More QE is deflationary firstly, because it doesn't increase money velocity, and secondly, it narrows banks' net interest margins...

However, there could be a sustained difference in how this structural inflation comes about...

Take a look at the chart below.

The Fed has been financing the government.

If indeed aggregate demand shifts out to the right, we'll see the price level increase and most definitely see inflation.

Savers will likely be hit hardest first, and so will risk bearing assets as the expectation of an interest rate rise will increase.

So does that make value a good bet?

I'd argue it would make the survivors a very good bet.

By survivors, I mean those that would be able to sustain a higher cost of capital - you could argue they'd probably be in the best position.

Would I want to try and pick value?

Fuck, no.

I would rather stick with being long TIPS or play the bear steepener as outlined earlier...

Would I look to emerging markets?

Possibly, but as a dollar bull and the massive debt piles that have been accrued over the last 10 years, of which much is dollar denominated, I would be wary.

Current geopolitical tensions are heightened and emerging markets will always face the greatest susceptibility to the cascading effects of crises such as these, as well as financial contagion (see Asia in the late 90s).

Alongside that, there could be a fight to depreciate as a result of wanting to win a trade war, without having the adequate FX reserves to cope (see Turkey)...

For me, they're a no-go... for now.

Having said that, there has been massive net inflows into EM corporate debt over the last few months...

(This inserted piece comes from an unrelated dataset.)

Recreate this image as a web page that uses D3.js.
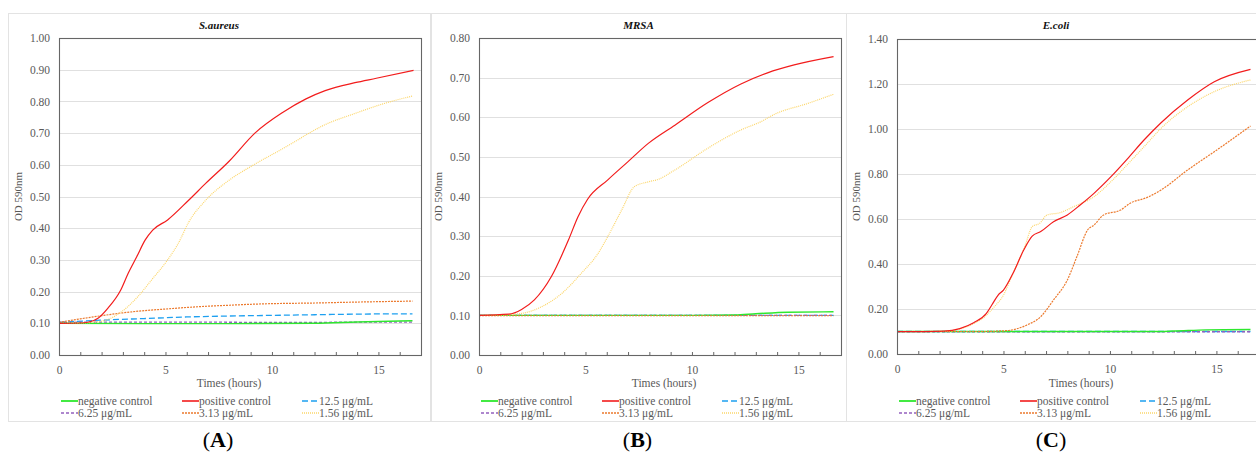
<!DOCTYPE html>
<html>
<head>
<meta charset="utf-8">
<script src="https://cdn.jsdelivr.net/npm/d3@7"></script>
<style>
  body { margin: 0; background: #fff; }
  text { font-family: "Liberation Serif", "Times New Roman", serif; }
</style>
</head>
<body>
<script>
// Series names (legend order)
var seriesNames = ["negative control", "positive control", "12.5 \u03bcg/mL", "6.25 \u03bcg/mL", "3.13 \u03bcg/mL", "1.56 \u03bcg/mL"];
var panelTitles = ["S.aureus", "MRSA", "E.coli"];
var panelLetters = ["A", "B", "C"];
var yMaxes = [1.0, 0.8, 1.4];
var yStepList = [0.1, 0.1, 0.2];
var xTickLabels = [0, 5, 10, 15];

// Panel A: S.aureus  [hours, OD]
var aNegative = [[0,0.100],[4,0.099],[8,0.099],[12,0.100],[14,0.104],[16.6,0.108]];
var aPositive = [[0,0.100],[1.0,0.101],[1.4,0.104],[1.85,0.117],[2.3,0.148],[2.9,0.205],[3.25,0.258],[3.65,0.310],[4.05,0.363],[4.4,0.394],[5.1,0.426],[6.1,0.489],[6.9,0.542],[8.0,0.612],[9.2,0.700],[10.5,0.765],[11.6,0.808],[12.5,0.834],[13.9,0.859],[14.9,0.873],[16.65,0.898]];
var a125 = [[0,0.103],[2,0.110],[4,0.115],[6,0.120],[8,0.123],[10,0.125],[12,0.127],[14,0.129],[16.6,0.130]];
var a625 = [[0,0.103],[5,0.104],[10,0.103],[16.6,0.104]];
var a313 = [[0,0.103],[1,0.114],[2,0.124],[3,0.133],[4,0.140],[5,0.145],[6,0.150],[7,0.154],[8,0.157],[9,0.160],[10,0.162],[12,0.164],[14,0.167],[16.6,0.170]];
var a156 = [[0,0.100],[1.0,0.101],[1.85,0.105],[2.4,0.115],[2.95,0.137],[3.7,0.184],[4.35,0.237],[5.1,0.300],[5.6,0.352],[6.1,0.420],[6.9,0.489],[8.0,0.552],[9.2,0.602],[10.8,0.662],[11.6,0.694],[12.35,0.722],[13.9,0.762],[15.3,0.794],[16.6,0.817]];

// Panel B: MRSA
var bNegative = [[0,0.100],[10,0.100],[12,0.101],[13,0.104],[14.5,0.108],[16.65,0.109]];
var bPositive = [[0,0.100],[1.4,0.103],[2,0.115],[2.6,0.139],[3.4,0.198],[4.2,0.290],[4.65,0.349],[5.1,0.393],[6.05,0.442],[7,0.488],[7.95,0.534],[9.2,0.580],[10.75,0.637],[12.3,0.684],[13.55,0.712],[14.8,0.732],[16.65,0.753]];
var b125 = [[0,0.100],[8,0.100],[16.65,0.100]];
var b625 = [[0,0.100],[8,0.100],[16.65,0.100]];
var b313 = [[0,0.099],[8,0.099],[16.65,0.099]];
var b156 = [[0,0.100],[1,0.101],[2,0.105],[2.95,0.122],[3.9,0.156],[4.8,0.206],[5.6,0.257],[6.05,0.299],[6.7,0.366],[7.3,0.425],[7.95,0.437],[8.4,0.443],[9.2,0.467],[10.75,0.522],[12.3,0.568],[13.25,0.589],[13.9,0.608],[15.45,0.635],[16.65,0.658]];

// Panel C: E.coli
var cNegative = [[0,0.100],[12,0.100],[13,0.102],[14.5,0.107],[16.6,0.109]];
var cPositive = [[0,0.099],[2.2,0.102],[2.95,0.113],[3.6,0.139],[4.2,0.181],[4.5,0.225],[4.75,0.262],[5,0.284],[5.45,0.359],[5.95,0.462],[6.35,0.524],[6.75,0.544],[7.35,0.588],[8,0.618],[8.6,0.662],[9.25,0.714],[10.05,0.788],[10.8,0.865],[11.6,0.951],[12.4,1.028],[13.65,1.129],[14.9,1.210],[16.6,1.265]];
var c125 = [[0,0.100],[8,0.100],[16.6,0.100]];
var c625 = [[0,0.099],[8,0.099],[16.6,0.099]];
var c313 = [[0,0.100],[4,0.100],[5.15,0.104],[6.1,0.129],[6.75,0.166],[7.35,0.240],[8,0.329],[8.45,0.433],[8.95,0.551],[9.25,0.573],[9.7,0.618],[10.5,0.640],[10.95,0.670],[11.75,0.696],[12.4,0.729],[13.65,0.818],[14.9,0.899],[16.6,1.013]];
var c156 = [[0,0.100],[2.2,0.101],[2.95,0.111],[3.6,0.135],[4.2,0.172],[4.5,0.203],[5,0.262],[5.45,0.359],[6,0.477],[6.35,0.566],[6.7,0.581],[7.05,0.618],[7.65,0.628],[8.3,0.655],[9.25,0.699],[10.05,0.766],[10.8,0.840],[11.6,0.921],[12.4,1.003],[13.65,1.099],[14.9,1.166],[16.6,1.218]];

var panelData = [
  [aNegative, aPositive, a125, a625, a313, a156],
  [bNegative, bPositive, b125, b625, b313, b156],
  [cNegative, cPositive, c125, c625, c313, c156]
];

// styles for each series
var lineStyles = [
  { color: "#2ee82e", width: 1.4, dash: null },
  { color: "#f21c1c", width: 1.2, dash: null },
  { color: "#1ea0f0", width: 1.3, dash: "6,3" },
  { color: "#9460bf", width: 1.3, dash: "3,2" },
  { color: "#ec7a2e", width: 1.2, dash: "2,1" },
  { color: "#fcd66a", width: 1.2, dash: "1,1" }
];

var svgWidth = 1256;
var svgHeight = 452;

var svg = d3.select("body")
    .append("svg")
    .attr("width", svgWidth)
    .attr("height", svgHeight);

// panel frame / plot positions
var frames = [
  { x0: 8, x1: 430, plotLeft: 59, xTitle: 229, top: 38, bottom: 355 },
  { x0: 431, x1: 846, plotLeft: 479, xTitle: 664, top: 38, bottom: 355 },
  { x0: 846, x1: 1266, plotLeft: 897, xTitle: 1081, top: 39, bottom: 354 }
];
var plotWidth = 362;

function drawPanel(i) {
    var fr = frames[i];
    var plotTop = fr.top, plotBottom = fr.bottom;
    var g = svg.append("g");

    // outer chart border
    g.append("rect")
        .attr("x", fr.x0 + 0.5)
        .attr("y", 13.5)
        .attr("width", fr.x1 - fr.x0)
        .attr("height", 408)
        .attr("fill", "none")
        .attr("stroke", "#e3e3e3")
        .attr("stroke-width", 1);

    var xScale = d3.scaleLinear()
        .domain([0, 17])
        .range([fr.plotLeft, fr.plotLeft + plotWidth]);

    var yScale = d3.scaleLinear()
        .domain([0, yMaxes[i]])
        .range([plotBottom, plotTop]);

    var yTicks = d3.range(0, yMaxes[i] + yStepList[i] / 2, yStepList[i]);

    // gridlines
    g.append("g")
        .selectAll("line")
        .data(yTicks.slice(1))
        .enter()
        .append("line")
        .attr("x1", fr.plotLeft)
        .attr("x2", fr.plotLeft + plotWidth)
        .attr("y1", d => Math.round(yScale(d)) + 0.5)
        .attr("y2", d => Math.round(yScale(d)) + 0.5)
        .attr("stroke", "#e0e0e0")
        .attr("stroke-width", 1);

    // y axis labels
    var leftAxis = d3.axisLeft(yScale)
        .tickValues(yTicks)
        .tickFormat(d3.format(".2f"))
        .tickSize(0)
        .tickPadding(9);
    var yAxisG = g.append("g")
        .attr("transform", `translate(${fr.plotLeft}, 0)`)
        .call(leftAxis);
    yAxisG.select(".domain").remove();
    yAxisG.selectAll("text")
        .attr("font-family", "Liberation Serif, serif")
        .attr("font-size", 11.5)
        .attr("fill", "#595959");

    // x axis: inward hourly ticks, labels every 5
    var bottomAxis = d3.axisBottom(xScale)
        .tickValues(d3.range(0, 18))
        .tickSizeInner(-3)
        .tickSizeOuter(0)
        .tickPadding(11)
        .tickFormat(d => xTickLabels.indexOf(d) >= 0 ? d : "");
    var xAxisG = g.append("g")
        .attr("transform", `translate(0, ${plotBottom})`)
        .call(bottomAxis);
    xAxisG.select(".domain").remove();
    xAxisG.selectAll("line").attr("stroke", "#666");
    xAxisG.selectAll("text")
        .attr("font-family", "Liberation Serif, serif")
        .attr("font-size", 11.5)
        .attr("fill", "#595959");

    // clip for lines
    g.append("clipPath")
        .attr("id", "clip" + i)
        .append("rect")
        .attr("x", fr.plotLeft)
        .attr("y", plotTop)
        .attr("width", plotWidth)
        .attr("height", plotBottom - plotTop);

    var line = d3.line()
        .x(d => xScale(d[0]))
        .y(d => yScale(d[1]))
        .curve(d3.curveMonotoneX);

    // draw flat series first, growth curves on top
    var order = [2, 3, 0, 4, 5, 1];
    order.forEach(function (s) {
        var st = lineStyles[s];
        g.append("path")
            .attr("clip-path", `url(#clip${i})`)
            .attr("d", line(panelData[i][s]))
            .attr("fill", "none")
            .attr("stroke", st.color)
            .attr("stroke-width", st.width)
            .attr("stroke-dasharray", st.dash);
    });

    // plot frame
    g.append("rect")
        .attr("x", fr.plotLeft + 0.5)
        .attr("y", plotTop + 0.5)
        .attr("width", plotWidth)
        .attr("height", plotBottom - plotTop)
        .attr("fill", "none")
        .attr("stroke", "#666")
        .attr("stroke-width", 1.1);

    // title
    g.append("text")
        .attr("x", (fr.x0 + fr.x1) / 2)
        .attr("y", 29)
        .attr("text-anchor", "middle")
        .attr("font-size", 11)
        .attr("font-weight", "bold")
        .attr("font-style", "italic")
        .attr("fill", "#111")
        .text(panelTitles[i]);

    // axis titles
    g.append("text")
        .attr("x", fr.xTitle)
        .attr("y", 387)
        .attr("text-anchor", "middle")
        .attr("font-size", 11.5)
        .attr("fill", "#595959")
        .text("Times (hours)");

    g.append("text")
        .attr("transform", `translate(${fr.plotLeft - 37}, ${(plotTop + plotBottom) / 2}) rotate(-90)`)
        .attr("text-anchor", "middle")
        .attr("font-size", 11)
        .attr("fill", "#595959")
        .text("OD 590nm");

    // legend
    var colX = [fr.plotLeft + 2, fr.plotLeft + 123, fr.plotLeft + 243];
    var rowY = [401, 413];
    seriesNames.forEach(function (name, s) {
        var lx = colX[s % 3];
        var ly = rowY[Math.floor(s / 3)];
        var st = lineStyles[s];
        g.append("line")
            .attr("x1", lx)
            .attr("x2", lx + 17)
            .attr("y1", ly)
            .attr("y2", ly)
            .attr("stroke", st.color)
            .attr("stroke-width", st.width + 0.4)
            .attr("stroke-dasharray", st.dash);
        g.append("text")
            .attr("x", lx + 17)
            .attr("y", ly + 4)
            .attr("font-size", 11.5)
            .attr("fill", "#595959")
            .text(name);
    });

    // panel letter
    var lt = g.append("text")
        .attr("x", (fr.x0 + fr.x1) / 2 - (i == 2 ? 5 : 1))
        .attr("y", 447)
        .attr("text-anchor", "middle")
        .attr("font-size", 22)
        .attr("fill", "#000");
    lt.append("tspan").text("(");
    lt.append("tspan").attr("font-weight", "bold").text(panelLetters[i]);
    lt.append("tspan").text(")");
}

for (var i = 0; i < 3; i++) {
    drawPanel(i);
}
</script>
</body>
</html>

So either someone knows something I don't, they aren't worried about a currency crisis, or they're just batshit crazy.

I don't know which is worse.

To be a total nutter...

You could look to buy gold as the inflation argument becomes more and more solidified...

Remember, I've thought that the increase in gold has been a deflation hedge for the last decade, and I think that remains.

But you can have a twin narrative too...

A fear of deflation and a fear of inflation.

But I don't think the winning formula is to be found in the current conditions that value stocks find themselves in.